In [1]:
#########################################################################
# UPDATE THE WEEK BEFORE DOING ANYTHING ELSE!!!!!!!!!!!!!!
#########################################################################

#Which week of the NFl season are we in?
week = 8




############################################################################
############################################################################
############################################################################

# UPDATE THE WEEK BEFORE DOING ANYTHING ELSE!!!!!!!!!!!!!!

In [2]:
#####################################################################
# Where is the chromedriver on this machine?
####################################################################
## change path as needed
PATH_TO_CHROMEDRIVER = r'C:\Users\JoGa\Documents\PyScripts\chromedriver' 

#####################################################################
# Update the list of URLs as needed
#####################################################################

#swish analytics
SWISH_URL = 'swishanalytics.com'
SWISH_EXTENSION = '/optimus/nfl/daily-fantasy-projections'

#CBS Sports
CBS_URL = 'www.cbssports.com'
CBS_EXTENSION = '/fantasy/football/stats/weeklyprojections/{pos}/{wk}/avg/standard?&print_rows=9999'

#Fantasy Pros - (So far includes STATS,cbssports,espn,fftoday and numberFire)
FP_URL = 'www.fantasypros.com'
FP_EXTENSION = '/nfl/projections/{pos}.php?scoring=PPR'

#Fantasy Sharks 
FS_URL = 'www.fantasysharks.com'
FS_EXTENSION = '/apps/Projections/WeeklyProjections.php?pos=ALL&format=json'



In [3]:
########### Python 3 #############
from bs4 import BeautifulSoup
import http.client 
import json
import pandas as pd
from pandas.io.json import json_normalize
from sqlalchemy import create_engine


#For websites that have a different extension for each position
POSITION_LIST = ['QB','RB','WR','TE','K','DST']
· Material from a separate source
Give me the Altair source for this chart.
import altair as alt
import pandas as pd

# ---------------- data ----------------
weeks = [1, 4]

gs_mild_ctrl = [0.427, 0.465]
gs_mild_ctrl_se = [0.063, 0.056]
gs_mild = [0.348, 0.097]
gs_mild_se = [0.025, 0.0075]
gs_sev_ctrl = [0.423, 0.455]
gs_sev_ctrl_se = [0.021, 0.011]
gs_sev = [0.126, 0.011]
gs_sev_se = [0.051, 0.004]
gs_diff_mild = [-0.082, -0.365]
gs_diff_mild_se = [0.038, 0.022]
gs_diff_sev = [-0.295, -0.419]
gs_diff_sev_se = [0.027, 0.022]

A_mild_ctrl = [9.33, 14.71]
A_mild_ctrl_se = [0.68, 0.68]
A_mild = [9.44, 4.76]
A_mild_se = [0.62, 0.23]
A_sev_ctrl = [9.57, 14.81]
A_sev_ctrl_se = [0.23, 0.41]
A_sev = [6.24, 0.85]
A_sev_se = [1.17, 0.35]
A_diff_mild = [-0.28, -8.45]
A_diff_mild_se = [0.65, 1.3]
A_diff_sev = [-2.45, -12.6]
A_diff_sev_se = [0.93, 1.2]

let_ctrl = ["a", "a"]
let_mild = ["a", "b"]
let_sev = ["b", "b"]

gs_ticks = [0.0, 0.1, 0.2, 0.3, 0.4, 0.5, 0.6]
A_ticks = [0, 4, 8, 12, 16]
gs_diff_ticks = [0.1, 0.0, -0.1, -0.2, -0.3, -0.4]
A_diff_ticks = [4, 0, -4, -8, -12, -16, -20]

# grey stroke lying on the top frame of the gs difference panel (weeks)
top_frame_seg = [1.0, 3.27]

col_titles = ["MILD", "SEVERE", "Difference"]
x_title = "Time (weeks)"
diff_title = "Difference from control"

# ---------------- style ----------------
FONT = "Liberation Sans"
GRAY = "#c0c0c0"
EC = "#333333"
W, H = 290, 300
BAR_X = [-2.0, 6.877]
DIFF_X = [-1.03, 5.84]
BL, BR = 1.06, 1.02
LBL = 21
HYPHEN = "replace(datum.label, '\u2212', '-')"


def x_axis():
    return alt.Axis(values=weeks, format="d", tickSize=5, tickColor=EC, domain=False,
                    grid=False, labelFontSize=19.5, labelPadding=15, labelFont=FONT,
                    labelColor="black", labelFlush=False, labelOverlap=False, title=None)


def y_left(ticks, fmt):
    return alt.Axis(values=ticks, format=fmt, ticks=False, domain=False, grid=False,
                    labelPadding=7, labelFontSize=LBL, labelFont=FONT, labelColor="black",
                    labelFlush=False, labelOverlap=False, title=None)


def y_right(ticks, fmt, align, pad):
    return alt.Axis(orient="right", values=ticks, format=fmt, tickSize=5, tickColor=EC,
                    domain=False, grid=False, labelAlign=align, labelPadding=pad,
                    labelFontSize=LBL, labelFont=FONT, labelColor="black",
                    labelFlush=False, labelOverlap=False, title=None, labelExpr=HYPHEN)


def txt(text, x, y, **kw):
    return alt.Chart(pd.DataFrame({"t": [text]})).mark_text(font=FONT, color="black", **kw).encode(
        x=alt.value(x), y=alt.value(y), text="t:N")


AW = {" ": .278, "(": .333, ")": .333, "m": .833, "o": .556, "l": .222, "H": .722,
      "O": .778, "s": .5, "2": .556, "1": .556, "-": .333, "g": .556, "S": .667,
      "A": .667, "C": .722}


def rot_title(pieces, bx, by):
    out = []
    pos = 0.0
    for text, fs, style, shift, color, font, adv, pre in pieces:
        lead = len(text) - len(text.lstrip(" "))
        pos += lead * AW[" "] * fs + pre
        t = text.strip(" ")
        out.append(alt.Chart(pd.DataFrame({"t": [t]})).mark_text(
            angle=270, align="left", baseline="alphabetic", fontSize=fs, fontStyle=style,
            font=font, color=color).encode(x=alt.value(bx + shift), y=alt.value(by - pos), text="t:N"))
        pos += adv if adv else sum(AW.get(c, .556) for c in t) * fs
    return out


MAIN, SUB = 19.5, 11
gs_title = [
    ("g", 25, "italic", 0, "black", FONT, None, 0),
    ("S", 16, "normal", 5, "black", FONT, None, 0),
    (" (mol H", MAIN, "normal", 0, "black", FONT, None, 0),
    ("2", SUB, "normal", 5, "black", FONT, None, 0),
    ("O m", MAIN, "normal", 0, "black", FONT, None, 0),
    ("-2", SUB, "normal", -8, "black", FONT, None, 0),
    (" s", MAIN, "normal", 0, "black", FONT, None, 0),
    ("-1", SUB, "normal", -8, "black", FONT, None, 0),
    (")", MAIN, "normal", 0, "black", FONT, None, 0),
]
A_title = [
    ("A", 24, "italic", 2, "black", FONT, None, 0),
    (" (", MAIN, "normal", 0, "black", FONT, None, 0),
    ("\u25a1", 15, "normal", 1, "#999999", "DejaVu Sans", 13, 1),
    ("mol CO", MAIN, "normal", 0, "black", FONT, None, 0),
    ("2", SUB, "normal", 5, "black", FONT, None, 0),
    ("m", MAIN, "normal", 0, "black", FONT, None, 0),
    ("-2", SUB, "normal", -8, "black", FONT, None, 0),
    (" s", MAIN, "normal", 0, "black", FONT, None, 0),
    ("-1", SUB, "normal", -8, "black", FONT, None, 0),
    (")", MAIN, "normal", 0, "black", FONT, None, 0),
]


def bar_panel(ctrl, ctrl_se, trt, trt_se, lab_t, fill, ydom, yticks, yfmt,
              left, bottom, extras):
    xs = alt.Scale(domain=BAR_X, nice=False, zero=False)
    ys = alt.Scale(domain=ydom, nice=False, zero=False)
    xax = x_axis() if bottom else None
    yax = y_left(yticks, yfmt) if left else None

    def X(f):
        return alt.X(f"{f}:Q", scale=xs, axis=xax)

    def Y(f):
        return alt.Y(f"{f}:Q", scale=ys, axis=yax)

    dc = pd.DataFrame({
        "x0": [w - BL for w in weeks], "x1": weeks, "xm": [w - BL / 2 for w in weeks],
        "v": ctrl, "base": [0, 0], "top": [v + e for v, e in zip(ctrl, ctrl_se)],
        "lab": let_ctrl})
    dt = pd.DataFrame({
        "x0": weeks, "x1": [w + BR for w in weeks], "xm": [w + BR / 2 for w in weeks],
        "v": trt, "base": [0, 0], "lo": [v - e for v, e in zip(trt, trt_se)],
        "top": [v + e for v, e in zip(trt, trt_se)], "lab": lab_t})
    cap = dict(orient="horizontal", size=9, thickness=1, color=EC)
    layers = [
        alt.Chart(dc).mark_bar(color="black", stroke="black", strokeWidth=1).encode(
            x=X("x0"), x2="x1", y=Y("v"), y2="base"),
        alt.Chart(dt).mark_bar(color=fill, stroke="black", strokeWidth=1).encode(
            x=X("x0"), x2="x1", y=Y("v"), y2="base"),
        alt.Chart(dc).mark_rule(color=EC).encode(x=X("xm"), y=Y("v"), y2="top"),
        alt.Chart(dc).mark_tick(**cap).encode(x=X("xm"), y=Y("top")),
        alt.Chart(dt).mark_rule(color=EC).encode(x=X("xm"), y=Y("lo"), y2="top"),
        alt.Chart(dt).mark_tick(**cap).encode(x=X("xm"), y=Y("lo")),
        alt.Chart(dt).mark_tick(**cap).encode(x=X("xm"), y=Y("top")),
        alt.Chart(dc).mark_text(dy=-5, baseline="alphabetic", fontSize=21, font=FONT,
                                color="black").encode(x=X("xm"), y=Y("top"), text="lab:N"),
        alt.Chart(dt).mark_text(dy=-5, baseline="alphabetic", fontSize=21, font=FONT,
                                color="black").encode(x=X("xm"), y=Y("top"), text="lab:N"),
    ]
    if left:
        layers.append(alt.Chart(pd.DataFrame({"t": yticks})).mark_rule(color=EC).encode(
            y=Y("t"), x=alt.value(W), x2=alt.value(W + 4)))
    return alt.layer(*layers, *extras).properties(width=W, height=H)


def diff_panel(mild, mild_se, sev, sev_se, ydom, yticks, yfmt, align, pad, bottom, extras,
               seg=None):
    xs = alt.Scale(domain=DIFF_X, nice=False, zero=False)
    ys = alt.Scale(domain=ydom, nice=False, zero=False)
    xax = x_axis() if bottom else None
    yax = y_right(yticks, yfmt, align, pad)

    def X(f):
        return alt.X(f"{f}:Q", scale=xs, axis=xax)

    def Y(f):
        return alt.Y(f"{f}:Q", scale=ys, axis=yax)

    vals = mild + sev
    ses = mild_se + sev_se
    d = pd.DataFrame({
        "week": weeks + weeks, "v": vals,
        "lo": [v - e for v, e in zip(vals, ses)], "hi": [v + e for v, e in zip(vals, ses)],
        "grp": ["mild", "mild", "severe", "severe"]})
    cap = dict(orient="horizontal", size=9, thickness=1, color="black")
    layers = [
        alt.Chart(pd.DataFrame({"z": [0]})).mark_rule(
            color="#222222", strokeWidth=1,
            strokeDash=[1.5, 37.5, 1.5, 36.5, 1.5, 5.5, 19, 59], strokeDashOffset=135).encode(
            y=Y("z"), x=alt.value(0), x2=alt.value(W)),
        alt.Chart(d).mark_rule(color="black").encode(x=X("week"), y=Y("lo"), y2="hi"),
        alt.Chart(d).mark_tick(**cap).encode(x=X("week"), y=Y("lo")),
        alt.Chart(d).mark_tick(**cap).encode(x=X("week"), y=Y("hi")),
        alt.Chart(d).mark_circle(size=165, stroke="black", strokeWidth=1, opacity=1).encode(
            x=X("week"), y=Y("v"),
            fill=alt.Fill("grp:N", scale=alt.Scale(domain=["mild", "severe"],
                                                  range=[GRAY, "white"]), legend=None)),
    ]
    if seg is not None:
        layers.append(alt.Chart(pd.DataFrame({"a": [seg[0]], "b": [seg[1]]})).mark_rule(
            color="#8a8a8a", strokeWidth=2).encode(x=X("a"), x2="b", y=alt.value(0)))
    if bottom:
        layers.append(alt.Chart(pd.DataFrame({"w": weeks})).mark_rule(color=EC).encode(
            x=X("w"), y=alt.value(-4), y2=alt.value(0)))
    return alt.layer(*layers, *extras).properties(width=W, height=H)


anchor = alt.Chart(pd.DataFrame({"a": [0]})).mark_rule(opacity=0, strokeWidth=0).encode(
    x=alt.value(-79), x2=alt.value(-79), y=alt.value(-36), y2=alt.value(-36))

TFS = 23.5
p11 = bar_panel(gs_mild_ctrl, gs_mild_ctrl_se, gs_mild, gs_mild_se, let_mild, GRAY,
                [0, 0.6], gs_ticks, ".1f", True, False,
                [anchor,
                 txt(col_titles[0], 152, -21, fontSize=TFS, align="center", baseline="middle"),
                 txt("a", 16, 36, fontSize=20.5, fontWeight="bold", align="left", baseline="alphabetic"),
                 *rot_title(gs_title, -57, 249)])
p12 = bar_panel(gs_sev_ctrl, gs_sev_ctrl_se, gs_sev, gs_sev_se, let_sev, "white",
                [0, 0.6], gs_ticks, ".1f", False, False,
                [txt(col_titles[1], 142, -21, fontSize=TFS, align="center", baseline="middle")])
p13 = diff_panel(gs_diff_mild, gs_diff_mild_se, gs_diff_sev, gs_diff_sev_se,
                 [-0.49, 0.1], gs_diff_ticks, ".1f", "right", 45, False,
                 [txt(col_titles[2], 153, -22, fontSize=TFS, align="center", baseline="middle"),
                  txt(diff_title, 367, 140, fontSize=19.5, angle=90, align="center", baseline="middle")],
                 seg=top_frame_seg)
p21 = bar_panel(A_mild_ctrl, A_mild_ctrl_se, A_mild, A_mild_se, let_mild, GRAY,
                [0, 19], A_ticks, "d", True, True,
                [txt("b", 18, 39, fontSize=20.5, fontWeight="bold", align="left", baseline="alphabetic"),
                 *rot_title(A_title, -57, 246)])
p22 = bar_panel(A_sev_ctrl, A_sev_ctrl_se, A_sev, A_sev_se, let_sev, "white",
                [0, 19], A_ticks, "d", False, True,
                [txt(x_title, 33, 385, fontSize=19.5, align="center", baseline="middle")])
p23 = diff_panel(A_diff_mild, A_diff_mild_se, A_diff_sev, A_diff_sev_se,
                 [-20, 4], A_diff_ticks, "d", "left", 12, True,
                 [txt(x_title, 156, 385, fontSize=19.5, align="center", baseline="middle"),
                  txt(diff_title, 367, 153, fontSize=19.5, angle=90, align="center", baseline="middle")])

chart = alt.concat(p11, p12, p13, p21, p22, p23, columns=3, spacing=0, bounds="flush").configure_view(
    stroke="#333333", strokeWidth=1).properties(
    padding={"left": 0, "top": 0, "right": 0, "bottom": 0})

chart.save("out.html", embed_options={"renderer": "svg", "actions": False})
def GetPage(url, extension, return_string=False):
    # Takes a url and an extension and returns the page as a bs4.BeautifulSoup object
    # or if return_string is set to True, it will return a string
    try:
        conn = http.client.HTTPSConnection(url)
        conn.request("GET", extension)
        response = conn.getresponse()
        data = response.read()
        data = data.decode('utf-8')
        conn.close()
        soup = BeautifulSoup(data, 'lxml')
        if return_string:
            return str(soup)
        else:
            return soup
        
    except Exception as e:
        print("[Errno {0}] {1}".format(e.errno, e.strerror))
    
    
#connect to database
engine = create_engine('sqlite:///nfl_projections_db.sqlite')        

In [4]:
# Get projections from Swish Analytics
# point the urls to swish
url = SWISH_URL
extension = SWISH_EXTENSION
table_name = 'swish_week_{}'.format(week)

# Convert the webpage to a string
soup = GetPage(url, extension, return_string=True)
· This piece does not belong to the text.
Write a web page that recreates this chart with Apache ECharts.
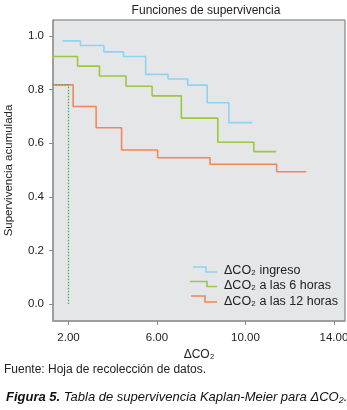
<!DOCTYPE html>
<html><head><meta charset="utf-8">
<script src="https://cdn.jsdelivr.net/npm/echarts@6/dist/echarts.min.js"></script>
<style>html,body{margin:0;padding:0;background:#fff}#c{width:347px;height:410px}</style>
</head><body><div id="c"></div>
<script>
const xTicks = [2, 6, 10, 14];
const yTicks = [0, 0.2, 0.4, 0.6, 0.8, 1.0];
const seriesNames = ['ΔCO₂ ingreso', 'ΔCO₂ a las 6 horas', 'ΔCO₂ a las 12 horas'];
const ingresoX = [1.73, 2.54, 3.60, 4.49, 5.49, 6.50, 7.39, 8.27, 9.25, 10.31];
const ingresoY = [0.982, 0.965, 0.941, 0.924, 0.857, 0.840, 0.817, 0.751, 0.677, 0.677];
const h6X = [1.0, 2.41, 3.40, 4.60, 5.78, 7.10, 8.75, 10.38, 11.39];
const h6Y = [0.924, 0.888, 0.851, 0.813, 0.777, 0.694, 0.604, 0.569, 0.569];
const h12X = [1.0, 2.21, 3.25, 4.40, 6.03, 8.40, 11.41, 12.75];
const h12Y = [0.818, 0.737, 0.658, 0.575, 0.546, 0.522, 0.494, 0.494];
const refX = [1.0, 2.0, 2.0];
const refY = [0.818, 0.818, 0.0];

const colors = ['#8fd3f2', '#9cc83e', '#f5855a'];
const zip = (a, b) => a.map((v, i) => [v, b[i]]);

const FONT = '"Liberation Sans", Arial, sans-serif';

// legend (icons as step glyphs + real text)
const legendRows = [
  {icon: [[193, 267], [206, 267], [206, 272], [217, 272]], y: 271},
  {icon: [[190, 281.5], [207, 281.5], [207, 286.5], [217, 286.5]], y: 286},
  {icon: [[191, 296], [205, 296], [205, 302], [217, 302]], y: 301.5}
];
const legendGraphics = [];
legendRows.forEach((r, i) => {
  legendGraphics.push({type: 'polyline', shape: {points: r.icon},
    style: {stroke: colors[i], lineWidth: 1.6, fill: null}, silent: true});
  legendGraphics.push({type: 'text', x: 224, y: r.y,
    style: {text: seriesNames[i], fontSize: 12.5, fill: '#222', fontFamily: FONT,
      verticalAlign: 'middle', align: 'left'}});
});

const chart = echarts.init(document.getElementById('c'), null, {renderer: 'canvas'});
chart.setOption({
  animation: false,
  textStyle: {fontFamily: FONT},
  title: {
    text: 'Funciones de supervivencia',
    left: 201, top: 0, textAlign: 'center',
    textStyle: {fontSize: 12, fontWeight: 'normal', color: '#222', fontFamily: FONT}
  },
  grid: {
    left: 53, right: 2, top: 20, bottom: 89, outerBoundsMode: 'none', containLabel: false,
    show: true, backgroundColor: '#e5e6e8', borderColor: '#707070', borderWidth: 1
  },
  xAxis: {
    type: 'value', min: 1.3, max: 14.5,
    name: 'ΔCO₂', nameLocation: 'middle', nameGap: 21,
    nameTextStyle: {fontSize: 12, color: '#222'},
    splitLine: {show: false},
    axisLine: {show: true, onZero: false, lineStyle: {color: '#999', width: 1.5}},
    axisTick: {show: true, length: 4, customValues: xTicks, lineStyle: {color: '#888'}},
    axisLabel: {customValues: xTicks, margin: 11, fontSize: 11.5, color: '#222',
      formatter: v => v.toFixed(2)}
  },
  yAxis: {
    type: 'value', min: -0.063, max: 1.06,
    name: 'Supervivencia acumulada', nameLocation: 'middle', nameGap: 38,
    nameTextStyle: {fontSize: 11.5, color: '#222'},
    splitLine: {show: false},
    axisLine: {show: true, onZero: false, lineStyle: {color: '#999', width: 1.5}},
    axisTick: {show: true, length: 4, customValues: yTicks, lineStyle: {color: '#888'}},
    axisLabel: {customValues: yTicks, margin: 9, fontSize: 11.5, color: '#222',
      formatter: v => v.toFixed(1)}
  },
  series: [
    {name: seriesNames[0], type: 'line', step: 'end', symbol: 'none', clip: true,
     data: zip(ingresoX, ingresoY), itemStyle: {color: colors[0]},
     lineStyle: {color: colors[0], width: 1.6}},
    {name: seriesNames[1], type: 'line', step: 'end', symbol: 'none', clip: true,
     data: zip(h6X, h6Y), itemStyle: {color: colors[1]},
     lineStyle: {color: colors[1], width: 1.6}},
    {name: seriesNames[2], type: 'line', step: 'end', symbol: 'none', clip: true,
     data: zip(h12X, h12Y), itemStyle: {color: colors[2]},
     lineStyle: {color: colors[2], width: 1.6}},
    {name: 'ref', type: 'line', symbol: 'none', clip: true,
     data: zip(refX, refY),
     lineStyle: {color: '#3fb24f', width: 1.3, type: [1.5, 1.5]}}
  ],
  graphic: legendGraphics.concat([
    {type: 'text', left: 4, top: 364,
     style: {text: 'Fuente: Hoja de recolección de datos.', fontSize: 12, fill: '#222', fontFamily: FONT}},
    {type: 'text', left: 6, top: 391,
     style: {text: '{b|Figura 5.} Tabla de supervivencia Kaplan-Meier para ΔCO₂.',
       fontSize: 13, fontStyle: 'italic', fill: '#111', fontFamily: FONT,
       rich: {b: {fontWeight: 'bold', fontStyle: 'italic', fontSize: 13, fill: '#111', fontFamily: FONT}}}}
  ])
});
</script></body></html>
# Check to make sure that the page was retrieved
assert len(soup) > 0, print("The content at {} was not retrieved".format(url))

# Find the start of the projections which begins with this string: "this.players = "
start = soup.find('this.players = ') + len('this.players = ')
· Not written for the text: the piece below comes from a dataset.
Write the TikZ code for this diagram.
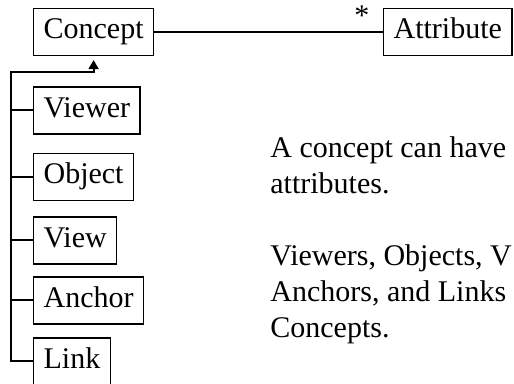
\documentclass[tikz,border=0pt]{standalone}
\usepackage{fontspec}
\setmainfont{Liberation Serif}
\usetikzlibrary{positioning, arrows.meta}

\tikzset{
  cls/.style={draw, line width=0.6pt, inner xsep=5pt, inner ysep=0pt,
    minimum height=23.5pt, text height=10.5pt, text depth=3.5pt},
  link/.style={line width=1pt},
}

\begin{document}
\begin{tikzpicture}[x=0.5pt, y=-0.5pt, font=\fontsize{15}{18}\selectfont]
  \clip (0,0) rectangle (514,384);
  \node[cls, anchor=west] (Concept) at (33,32) {Concept};
  \node[cls, anchor=east] (Attribute) at (512.5,32) {Attribute};
  \node[cls, anchor=west] (Viewer) at (33,110.5) {Viewer};
  \node[cls] (Object) [below=33.25pt of Viewer.west, anchor=west] {Object};
  \node[cls] (View) [below=31.75pt of Object.west, anchor=west] {View};
  \node[cls] (Anchor) [below=30pt of View.west, anchor=west] {Anchor};
  \node[cls] (Link) [below=30.5pt of Anchor.west, anchor=west] {Link};
  \coordinate (trunk) at (11,72);
  % association
  \draw[link] (Concept) -- node[pos=0.908, anchor=base, yshift=3pt] (many) {*} (Attribute);
  % generalization
  \draw[link, -{Triangle[length=4.5pt, width=5pt]}, shorten >=2pt]
    (Link.west) -| (trunk) -| (Concept.south);
  \foreach \sub in {Viewer, Object, View, Anchor}
    \draw[link] (\sub.west) -- (\sub.west -| trunk);
  \node[anchor=north west, align=left, inner sep=0pt] (note) at (270,136.5)
    {A concept can have\\attributes.\\[18pt]Viewers, Objects, V\\Anchors, and Links\\Concepts.};
\end{tikzpicture}
\end{document}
#find the end projections in the string
end = soup.find('"}];') + len('"}]')

# slice the string down to the projections
projections = soup[start:end]
# Check to make sure that there are projections on the page
assert len(projections) > 0, print("There appear to be no projections at {}".format(url))
    
try:
    #Convert the string to a dataframe
    swish_projections = json_normalize(json.loads(projections))
except JSONDecodeError:
    print("Error converting the projections from {} into json".format(url))
    
#rename columns
swish_projections.columns = ['avg_yards', 'avg_tds', 'proj_yds', 'proj_tds', 'date', 'dk_avg',
       'dk_fpts', 'dk_fpts_act', 'dk_fpts_ingame', 'dk_salary', 'dk_value',
       'event_status_id', 'fd_avg', 'fd_fpts', 'fd_fpts_act', 'fd_fpts_ingame',
       'fd_salary', 'fd_value', 'home', 'name', 'nfl_avg', 'nfl_fpts',
       'nfl_fpts_act', 'nfl_fpts_ingame', 'nfl_salary', 'nfl_value',
       'nickname', 'opp_abbr', 'player_id', 'primary_pos_abbr',
       'season_fpts_full', 'season_fpts_remaining', 'ya_avg', 'ya_fpts',
       'ya_fpts_act', 'ya_fpts_ingame', 'ya_salary', 'ya_value']   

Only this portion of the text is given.